映画.com / 2024年5月16日 13時0分

 本作では、音のみが聞こえる真っ暗なシーンが挟まれる。このような実験的な構成について、音楽、音響設計担当のレヴィは、「映画の表現は具象と抽象に分かれますが、この抽象の部分の音に関しては、ストーリー的なロジックを追ってということよりも、感覚的に映像を見ながら作っていきました。音で物語にいざなう、というよりも、何か方向性を意識しています。例えばこの音、このスコアは下へ向かって進んでいる、そしてこっちは上へ向かって進んでいる……のように、ロジックがあるようでないというか、感覚的に作っている部分が大きいです」と説明する。

 さらに、「いわゆるタイトルシークエンスと音楽に続き、ある風景が映し出されるのが映画のあり方ですが、この作品には特有の意図があって、それが真っ暗なシーンです。暗闇の中でいきなり音を聞かされる、ちょっと奇妙な感じがしますよね。要は、この作品は目で見る映画ではなく、耳で聞く映画なのです。ですので、音を繊細に聞く耳を整えてほしいという監督の考えがあり、まずはひたすら音を聞かせて、観客の耳を慣らすという意図です。それは、企画の初期段階から決めていたことです。サウンドデザインとして、皆さんの耳を育てるように設計されているのです。あの映画の中で繰り広げられる暴力を我々は見ることはできませんが、耳で拾うことができる、そういった音をデザインしました」と語った。

 グレイザー監督は、今の時代にホロコーストをテーマとした映画を発表する意味や理由を問われると、「以前からホロコーストについての映画を撮りたいと思っていましたが、ホロコースト映画はこれまでも多数作られています。それらの二番煎じとならないような映画を撮りたく、この作品では加害者側の視点から見える何かを描きました。それは主に、我々はなぜ同じ過ちを繰り返すのか――その思いに突き動かされたからです。80年前の出来事で、歴史物です。今の時代の現代とは関係ない話なんです、というのではなく、現代の世の中にちゃんと訴えかけられる映画になるようにフレーミングしたかったのです」と現代性を持たせることが重要だったと話す。

 最後に司会が、今現在も世界各地で起こっている各種の争いに対し、当事者ではないと考える人間の態度について何かを投げかける映画だと思ったと感想を伝える。

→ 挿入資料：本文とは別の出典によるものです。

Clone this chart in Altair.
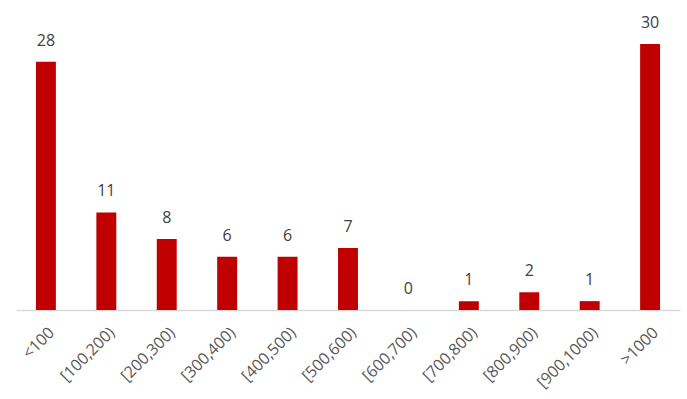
import altair as alt
import pandas as pd

categories = ["<100", "[100,200)", "[200,300)", "[300,400)", "[400,500)", "[500,600)",
              "[600,700)", "[700,800)", "[800,900)", "[900,1000)", ">1000"]
values = [28, 11, 8, 6, 6, 7, 0, 1, 2, 1, 30]

df = pd.DataFrame({"cat": categories, "val": values})

x = alt.X("cat:N", sort=categories, title=None,
          scale=alt.Scale(paddingInner=0.67, paddingOuter=0.33),
          axis=alt.Axis(labelAngle=-45, labelFont="Open Sans", labelFontSize=16,
                        labelColor="#595959", ticks=False, domainColor="#D9D9D9",
                        domainWidth=1.5, labelPadding=14))
y = alt.Y("val:Q", scale=alt.Scale(domain=[0, 33.83], nice=False), axis=None)

bars = alt.Chart(df).mark_bar(color="#C00000").encode(x=x, y=y)
labels = alt.Chart(df).mark_text(dy=-21, baseline="middle", font="Open Sans",
                                 fontSize=16, color="#404040").encode(
    x=x, y=y, text="val:Q")

chart = (bars + labels).properties(
    width=664, height=300,
    autosize=alt.AutoSizeParams(type="none"),
    padding={"left": 16, "top": 10, "right": 7, "bottom": 89},
).configure_view(stroke=None)

chart.save("out.html", embed_options={"renderer": "svg", "actions": False})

 グレイザー監督は「我々は世の中で起きていることを、黙認し、どこか共犯的な関係にあると思うのです、それは世の中で起きていることに対して、対峙することを避け、安全安心な領域の中で過ごしていたいということです。この作品では、そのような黙認がどこへ行き着くのか、という極端な例を示したつもりです。そして、この野心溢れるブルジョア一家の中に皆さんが自分を見出すことができれば、最終的にどこへ行き着くのか、合点が行くのではないでしょうか。この映画は頭で考えるのではなく、体でずっしりと感じる作品に仕上げたつもりです。まるで何か毒のある果物を口にしたかのような苦み、あまりにも苦くて、もう二度と口にしたくないような……そんな苦味を感じてほしい映画です」と述懐し、最後に「我々一人一人が、黙認や共犯になること、それを拒否する力を持っているのです」と日本の観客に力強いメッセージを送った。

 「関心領域」は5月24日から新宿ピカデリーほかで全国公開。